The narrator can be the protagonist (e.g., Gulliver in “Gulliver’s Travels”), someone very close to him, who is privy to his thought and actions (Dr. Watson in “Sherlock Holmes”), or an ancillary character who has little to do with the action of the story (Nick Carraway in “The Great Gatsby”). A narrator can even be a character relating the story second-hand.

The first person narrator is the type most obviously distinct from the author. It is a character in the work who must follow all of the rules of being a character, even during its studies as narrator. For it to know anything, it must experience it with its senses, or be told about it. It can interject its own thoughts and opinions, but not those of any other character, unless clearly told about those thoughts.
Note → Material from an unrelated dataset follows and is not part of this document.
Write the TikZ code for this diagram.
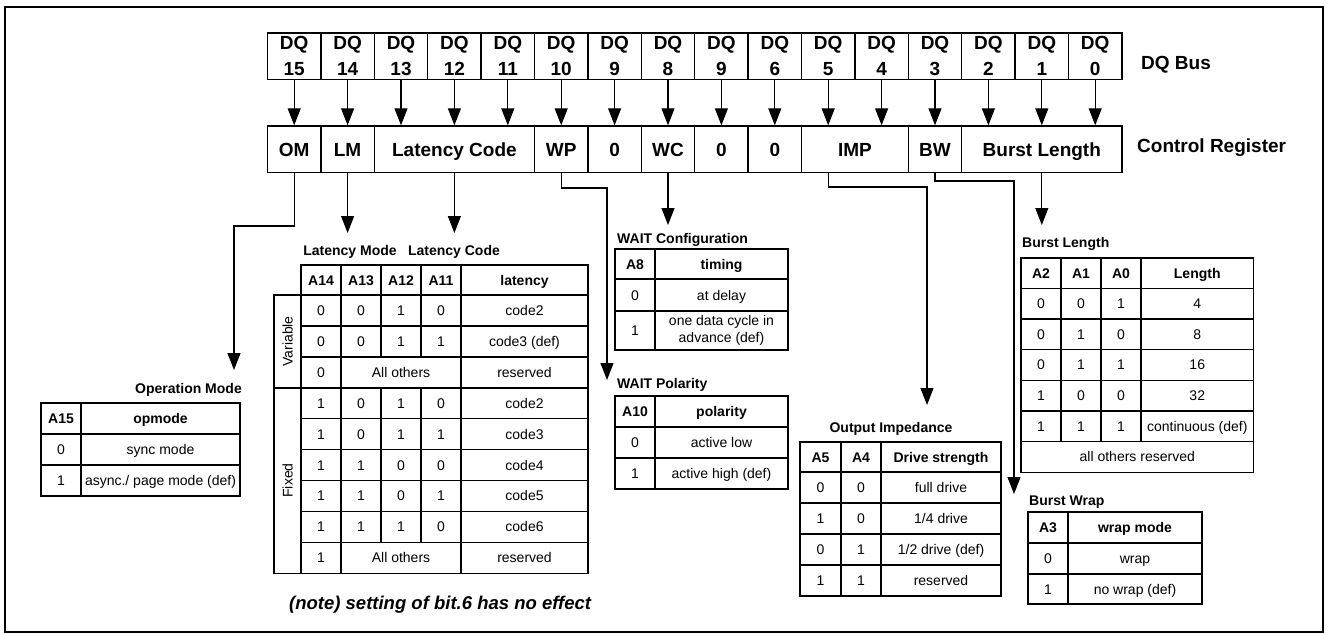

Since the narrator is within the story, he or she may not have knowledge of all the events. For this reason, first-person narrative is often used for detective fiction, so that the reader and narrator uncover the case together. One traditional approach in this form of fiction is for the main detective's principal assistant, the "Watson", to be the narrator: this derives from the character of Dr Watson in Conan Doyle's Sherlock Holmes stories.
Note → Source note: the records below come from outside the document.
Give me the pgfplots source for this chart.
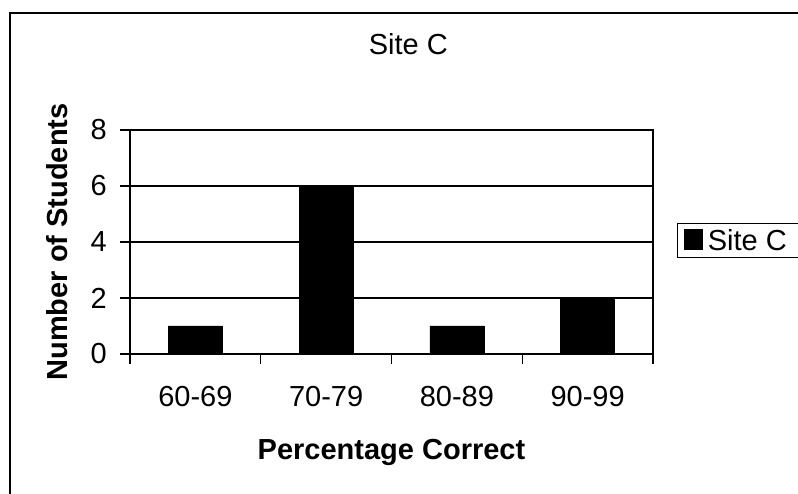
\documentclass[border=0pt]{standalone}
\usepackage{pgfplots}
\pgfplotsset{compat=1.18}
\usepackage{fontspec}
\setmainfont{Liberation Sans}

% counts per score band
\pgfplotstableread{
x n
0 1
1 6
2 1
3 2
}\sitec

\begin{document}
\begin{tikzpicture}
\useasboundingbox (-130pt,-140pt) rectangle (668pt,354pt);
\draw[line width=1.6pt] (-120pt,-170pt) rectangle (700pt,341pt);
\begin{axis}[
    scale only axis,
    width=523pt, height=224pt,
    xmin=-0.5, xmax=3.5,
    ymin=0, ymax=8,
    ytick={0,2,4,6,8},
    xtick={0,1,2,3},
    xticklabels={60-69,70-79,80-89,90-99},
    minor xtick={-0.5,0.5,1.5,2.5,3.5},
    major x tick style={draw=none},
    tick align=outside,
    xtick pos=bottom, ytick pos=left,
    major tick length=10pt, minor tick length=10pt,
    tick style={black, line width=1.2pt},
    axis line style={line width=1.6pt},
    ymajorgrids,
    grid style={black, line width=1.2pt},
    /pgf/number format/assume math mode=true,
    ticklabel style={font=\fontsize{29}{34}\selectfont},
    xticklabel style={anchor=center, yshift=-33pt},
    yticklabel style={anchor=east, inner sep=0pt, xshift=-13pt},
    title={Site C},
    title style={font=\fontsize{29}{34}\selectfont, anchor=center,
        at={(axis description cs:0.532,1)}, yshift=80pt},
    xlabel={Percentage Correct},
    xlabel style={font=\bfseries\fontsize{29}{34}\selectfont, anchor=center,
        at={(axis description cs:0.5,-0.44)}},
    ylabel={Number of Students},
    ylabel style={font=\bfseries\fontsize{29}{34}\selectfont, anchor=center,
        at={(axis description cs:-0.1396,0.5)}},
    legend style={at={(axis description cs:1.046,0.507)}, anchor=west,
        draw=black, line width=1.2pt, inner xsep=6pt, inner ysep=4pt,
        font=\fontsize{29}{34}\selectfont},
    legend image code/.code={\fill[black] (2pt,-9pt) rectangle (20pt,11pt);},
]
\addplot[ybar, bar width=0.413, fill=black, draw=black] table[x=x, y=n]{\sitec};
\addlegendentry{\makebox[130pt][l]{\hspace{3pt}Site C}}
\end{axis}
\end{tikzpicture}
\end{document}
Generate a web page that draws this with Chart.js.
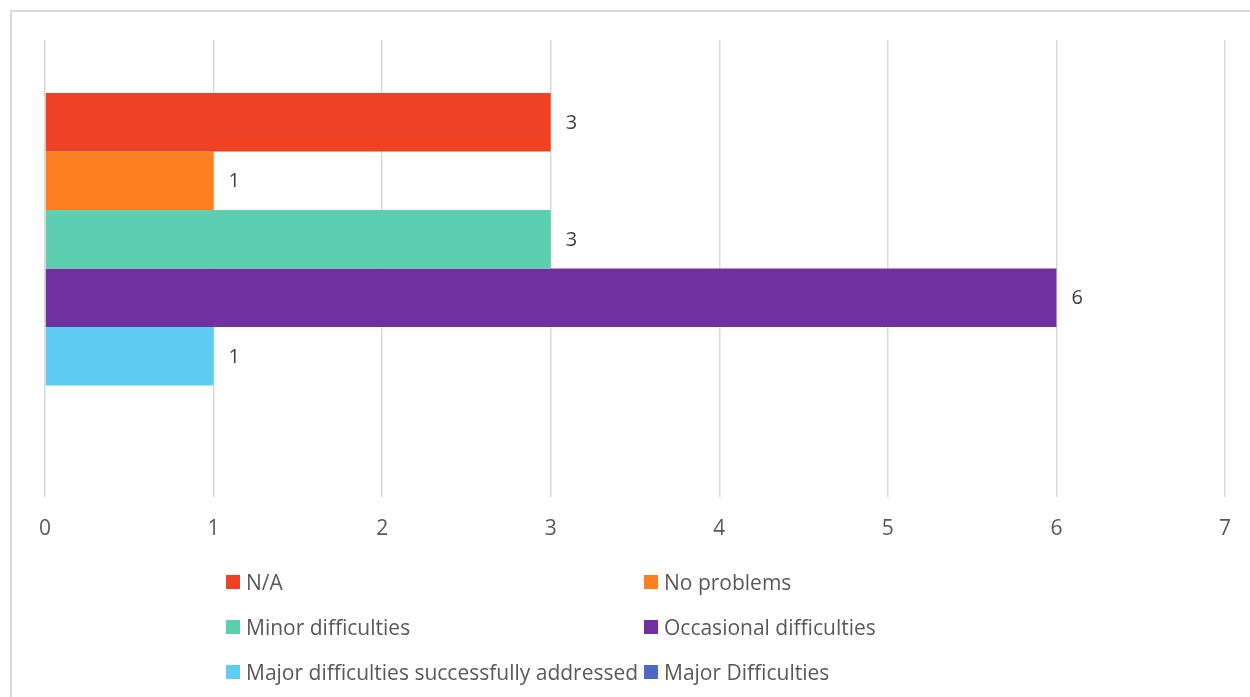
<!DOCTYPE html>
<html>
<head>
<meta charset="utf-8">
<script src="https://cdn.jsdelivr.net/npm/chart.js@4.4.1/dist/chart.umd.min.js"></script>
<style>
  html, body { margin: 0; padding: 0; background: #fff; overflow: hidden; }
  #wrap { position: relative; width: 1250px; height: 697px; }
  #frame { position: absolute; left: 10px; top: 10px; width: 1260px; height: 720px;
           border-left: 2px solid #d9d9d9; border-top: 2px solid #d9d9d9; box-sizing: border-box; }
  #chart { position: absolute; left: 0; top: 0; }
  #legend { position: absolute; left: 0; top: 0; width: 1250px; height: 697px; pointer-events: none;
            font-family: "Open Sans", Lato, sans-serif; font-size: 21px; color: #595959; }
  .item { position: absolute; display: flex; align-items: center; white-space: nowrap; height: 28px; }
  .box { width: 14px; height: 14px; margin-right: 6px; flex: none; }
</style>
</head>
<body>
<div id="wrap">
  <div id="frame"></div>
  <canvas id="chart" width="1250" height="697"></canvas>
  <div id="legend"></div>
</div>
<script>
// One (unnamed) category, one bar per response type
const categories = [''];
const seriesNames = [
  'N/A',
  'No problems',
  'Minor difficulties',
  'Occasional difficulties',
  'Major difficulties successfully addressed',
  'Major Difficulties'
];
const seriesValues = [3, 1, 3, 6, 1, null];
const seriesColors = ['#EF4123', '#FD7F20', '#5DCFB1', '#70309F', '#5ECCF3', '#4E67C8'];
const tickValues = [0, 1, 2, 3, 4, 5, 6, 7];

const FONT = '"Open Sans", Lato, sans-serif';

// Value labels to the right of each bar end
const valueLabels = {
  id: 'valueLabels',
  afterDatasetsDraw(chart) {
    const ctx = chart.ctx;
    ctx.save();
    ctx.font = '20px ' + FONT;
    ctx.fillStyle = '#404040';
    ctx.textAlign = 'left';
    ctx.textBaseline = 'middle';
    chart.data.datasets.forEach((ds, i) => {
      const meta = chart.getDatasetMeta(i);
      meta.data.forEach((bar, j) => {
        const v = ds.data[j];
        if (v === null || v === undefined) return;
        ctx.fillText(String(v), bar.x + 15, bar.y + 1);
      });
    });
    ctx.restore();
  }
};

const chart = new Chart(document.getElementById('chart'), {
  type: 'bar',
  data: {
    labels: categories,
    datasets: seriesNames.map((name, i) => ({
      label: name,
      data: [seriesValues[i]],
      backgroundColor: seriesColors[i],
      borderWidth: 0,
      barPercentage: 1.0,
      categoryPercentage: 0.768
    }))
  },
  options: {
    indexAxis: 'y',
    responsive: false,
    animation: false,
    layout: { padding: { left: 45, right: 14, top: 40, bottom: 0 } },
    plugins: {
      legend: { display: false },
      tooltip: { enabled: false }
    },
    scales: {
      x: {
        min: 0,
        max: 7,
        afterBuildTicks(scale) { scale.ticks = tickValues.map(v => ({ value: v })); },
        afterFit(scale) { scale.height = 200; },
        grid: { color: '#d9d9d9', lineWidth: 1.5, drawTicks: false },
        border: { display: false },
        ticks: { padding: 19, color: '#595959', font: { family: FONT, size: 21 } }
      },
      y: {
        display: false
      }
    }
  },
  plugins: [valueLabels]
});

// Two-column legend built from the datasets
const legend = document.getElementById('legend');
const colX = [226, 644];
const rowY = [582, 627, 672];
chart.data.datasets.forEach((ds, i) => {
  const el = document.createElement('div');
  el.className = 'item';
  el.style.left = colX[i % 2] + 'px';
  el.style.top = (rowY[Math.floor(i / 2)] - 14) + 'px';
  const box = document.createElement('span');
  box.className = 'box';
  box.style.background = ds.backgroundColor;
  const txt = document.createElement('span');
  txt.textContent = ds.label;
  el.appendChild(box);
  el.appendChild(txt);
  legend.appendChild(el);
});
</script>
</body>
</html>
In the first-person-plural point of view, narrators tell the story using "we". That is, no individual speaker is identified; the narrator is a member of a group that acts as a unit. The first-person-plural point of view occurs rarely but can be used effectively, sometimes as a means to increase the concentration on the character or characters the story is about.

The first-person narrator may be the principal character or one who closely observes the principal character (see Emily Brontë's Wuthering Heights or F. Scott Fitzgerald's The Great Gatsby, each narrated by a minor character). These can be distinguished as "first person major" or "first person minor" points of view.
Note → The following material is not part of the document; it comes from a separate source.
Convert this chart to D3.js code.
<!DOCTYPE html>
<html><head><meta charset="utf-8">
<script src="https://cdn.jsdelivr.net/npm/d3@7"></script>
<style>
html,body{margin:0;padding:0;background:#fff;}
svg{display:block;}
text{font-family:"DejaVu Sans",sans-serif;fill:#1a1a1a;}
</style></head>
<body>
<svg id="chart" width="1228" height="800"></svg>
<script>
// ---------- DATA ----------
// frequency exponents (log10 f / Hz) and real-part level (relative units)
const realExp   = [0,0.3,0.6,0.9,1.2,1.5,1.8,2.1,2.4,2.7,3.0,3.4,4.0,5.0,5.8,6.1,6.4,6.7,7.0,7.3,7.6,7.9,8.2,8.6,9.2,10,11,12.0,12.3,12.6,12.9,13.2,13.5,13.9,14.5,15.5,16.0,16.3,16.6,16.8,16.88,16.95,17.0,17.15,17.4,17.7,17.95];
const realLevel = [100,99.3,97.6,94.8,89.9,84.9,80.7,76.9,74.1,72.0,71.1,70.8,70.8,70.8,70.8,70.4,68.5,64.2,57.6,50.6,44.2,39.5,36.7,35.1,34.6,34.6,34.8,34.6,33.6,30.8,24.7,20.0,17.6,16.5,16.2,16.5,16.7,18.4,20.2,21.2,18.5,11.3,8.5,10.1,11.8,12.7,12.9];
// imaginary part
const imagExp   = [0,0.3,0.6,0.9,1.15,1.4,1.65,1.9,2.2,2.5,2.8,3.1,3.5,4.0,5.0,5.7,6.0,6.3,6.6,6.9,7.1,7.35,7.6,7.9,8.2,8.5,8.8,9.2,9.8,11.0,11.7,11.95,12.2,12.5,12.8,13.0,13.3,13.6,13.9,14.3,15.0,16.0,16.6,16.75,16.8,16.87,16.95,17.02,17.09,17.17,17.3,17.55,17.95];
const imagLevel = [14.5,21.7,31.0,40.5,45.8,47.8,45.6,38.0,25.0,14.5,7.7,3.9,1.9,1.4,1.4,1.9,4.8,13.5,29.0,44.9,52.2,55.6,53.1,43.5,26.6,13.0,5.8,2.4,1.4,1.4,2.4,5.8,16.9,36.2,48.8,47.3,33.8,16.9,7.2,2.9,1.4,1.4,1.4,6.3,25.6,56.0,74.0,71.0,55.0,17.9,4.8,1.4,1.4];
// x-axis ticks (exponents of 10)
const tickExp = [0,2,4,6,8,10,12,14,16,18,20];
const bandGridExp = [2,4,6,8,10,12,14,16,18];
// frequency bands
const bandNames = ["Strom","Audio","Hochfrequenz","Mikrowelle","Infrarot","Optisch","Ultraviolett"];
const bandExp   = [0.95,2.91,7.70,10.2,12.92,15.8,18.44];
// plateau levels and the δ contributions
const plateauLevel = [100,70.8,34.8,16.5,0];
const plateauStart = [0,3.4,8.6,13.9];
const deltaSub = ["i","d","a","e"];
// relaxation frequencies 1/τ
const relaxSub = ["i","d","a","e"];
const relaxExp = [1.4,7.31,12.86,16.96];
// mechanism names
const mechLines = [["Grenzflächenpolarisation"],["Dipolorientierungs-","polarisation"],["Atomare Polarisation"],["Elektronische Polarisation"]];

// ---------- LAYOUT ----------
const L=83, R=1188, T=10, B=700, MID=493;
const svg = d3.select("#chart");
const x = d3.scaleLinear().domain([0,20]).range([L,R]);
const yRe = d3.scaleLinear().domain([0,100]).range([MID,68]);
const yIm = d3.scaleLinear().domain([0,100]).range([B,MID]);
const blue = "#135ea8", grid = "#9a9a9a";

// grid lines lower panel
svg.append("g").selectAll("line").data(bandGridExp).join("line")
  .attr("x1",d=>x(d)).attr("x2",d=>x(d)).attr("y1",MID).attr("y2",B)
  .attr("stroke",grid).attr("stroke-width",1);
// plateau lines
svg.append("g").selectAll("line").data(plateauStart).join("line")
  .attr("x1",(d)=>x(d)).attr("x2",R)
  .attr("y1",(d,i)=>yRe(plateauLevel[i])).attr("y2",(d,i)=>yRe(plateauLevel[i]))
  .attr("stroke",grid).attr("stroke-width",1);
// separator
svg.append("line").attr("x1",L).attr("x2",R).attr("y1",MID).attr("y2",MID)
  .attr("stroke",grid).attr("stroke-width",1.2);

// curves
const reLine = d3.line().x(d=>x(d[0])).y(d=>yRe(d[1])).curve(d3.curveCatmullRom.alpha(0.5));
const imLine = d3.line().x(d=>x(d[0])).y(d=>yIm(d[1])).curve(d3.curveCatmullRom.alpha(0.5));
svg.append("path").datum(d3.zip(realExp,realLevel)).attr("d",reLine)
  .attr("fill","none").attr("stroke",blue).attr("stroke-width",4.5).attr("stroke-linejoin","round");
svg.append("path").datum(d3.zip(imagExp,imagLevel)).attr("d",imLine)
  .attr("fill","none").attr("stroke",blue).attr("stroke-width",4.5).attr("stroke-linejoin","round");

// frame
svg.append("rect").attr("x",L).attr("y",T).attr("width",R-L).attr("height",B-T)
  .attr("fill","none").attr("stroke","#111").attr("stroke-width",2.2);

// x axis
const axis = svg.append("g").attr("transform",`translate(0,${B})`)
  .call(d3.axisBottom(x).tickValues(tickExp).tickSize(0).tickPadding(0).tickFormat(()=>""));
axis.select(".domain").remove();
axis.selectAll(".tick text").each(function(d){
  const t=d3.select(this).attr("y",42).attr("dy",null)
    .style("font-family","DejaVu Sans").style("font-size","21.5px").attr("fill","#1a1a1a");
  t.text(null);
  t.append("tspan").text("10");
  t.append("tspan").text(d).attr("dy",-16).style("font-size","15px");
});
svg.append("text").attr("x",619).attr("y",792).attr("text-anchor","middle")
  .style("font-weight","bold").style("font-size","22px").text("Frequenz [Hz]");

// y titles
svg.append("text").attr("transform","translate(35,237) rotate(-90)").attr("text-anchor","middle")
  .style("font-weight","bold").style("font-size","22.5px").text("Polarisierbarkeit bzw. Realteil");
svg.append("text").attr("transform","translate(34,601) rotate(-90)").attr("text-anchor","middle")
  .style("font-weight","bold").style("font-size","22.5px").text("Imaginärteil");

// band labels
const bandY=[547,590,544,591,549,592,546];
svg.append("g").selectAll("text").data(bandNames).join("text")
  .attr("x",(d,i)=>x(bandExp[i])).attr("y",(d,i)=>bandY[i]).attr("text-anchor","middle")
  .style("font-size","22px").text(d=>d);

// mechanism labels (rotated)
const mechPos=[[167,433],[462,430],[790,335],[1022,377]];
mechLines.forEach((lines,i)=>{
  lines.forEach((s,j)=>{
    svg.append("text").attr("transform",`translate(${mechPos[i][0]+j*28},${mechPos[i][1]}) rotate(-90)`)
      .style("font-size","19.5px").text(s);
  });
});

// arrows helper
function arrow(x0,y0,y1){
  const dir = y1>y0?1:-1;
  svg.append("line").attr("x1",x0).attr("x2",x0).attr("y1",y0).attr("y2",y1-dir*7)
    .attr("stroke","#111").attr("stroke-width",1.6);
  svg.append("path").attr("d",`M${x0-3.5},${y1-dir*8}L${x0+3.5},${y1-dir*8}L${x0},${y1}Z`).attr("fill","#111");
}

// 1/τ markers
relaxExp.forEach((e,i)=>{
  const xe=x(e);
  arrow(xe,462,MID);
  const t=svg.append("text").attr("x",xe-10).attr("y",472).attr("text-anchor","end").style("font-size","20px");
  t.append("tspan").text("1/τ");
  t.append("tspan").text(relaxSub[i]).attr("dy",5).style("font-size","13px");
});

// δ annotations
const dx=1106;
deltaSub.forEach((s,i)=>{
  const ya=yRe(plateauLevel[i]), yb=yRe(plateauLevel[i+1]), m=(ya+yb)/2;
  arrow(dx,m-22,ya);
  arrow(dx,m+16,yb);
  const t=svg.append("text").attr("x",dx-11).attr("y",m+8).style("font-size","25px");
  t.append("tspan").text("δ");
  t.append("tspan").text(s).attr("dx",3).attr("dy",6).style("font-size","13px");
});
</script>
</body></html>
First-person narrative can tend towards a stream of consciousness, as in Marcel Proust's In Search of Lost Time. The whole of the narrative can itself be presented as a false document, such as a diary, in which the narrator makes explicit reference to the fact that he is writing or telling a story. This is the case in Bram Stoker's Dracula.

In autobiographical fiction, the first person narrator is the character of the author (with varying degrees of accuracy). The narrator is still distinct from the author and must behave like any other character and any other first person narrator. In some cases, the narrator is writing a book (“the book in your hands”), therefore it has most of the powers and knowledge of the author.

The first person narrator may directly address the reader, though it is usually considered bad form unless there is a valid reason and explanation. Usually this is done when the intended audience is also a fictional character within the book. This is the case in novels written in the form of letters, known as epistolary novels (Bram Stoker’s “Dracula”) or as told to another character.

Second person

A small number of novels have been written in the second person, frequently paired with the present tense. It is almost universally agreed that second-person narration is hard to manage, especially in a serious work. This is the rarest point of views because, though theoretically possible, it does not work very well. A reader narrating to himself (herself) would never call himself (herself),”you”, and anything the narrator does is questionable. E.g.: “It’s under your skin, you think, underneath all those arteries and veins that crisscross in a delicate lacework. Thick and gray fur, matted with your own blood, trapped between skin and muscle, desperate for release” (Jonathan Garg, “New Moon”).

When done well, the reader imagines himself within the action. Most stories written in second person are probably closer to first-person with “you” replacing “I”.

An unreliable narrator is a narrator, whether in literature, film, or theatre, whose credibility has been seriously compromised. The term was term coined in 1961 by Wayne C. Booth in The Rhetoric of Fiction. This narrative mode is one that can be developed by an author for a number of reasons, usually to deceive the reader or audience. Unreliable narrators are usually first-person narrators, but third-person narrators can also be unreliable.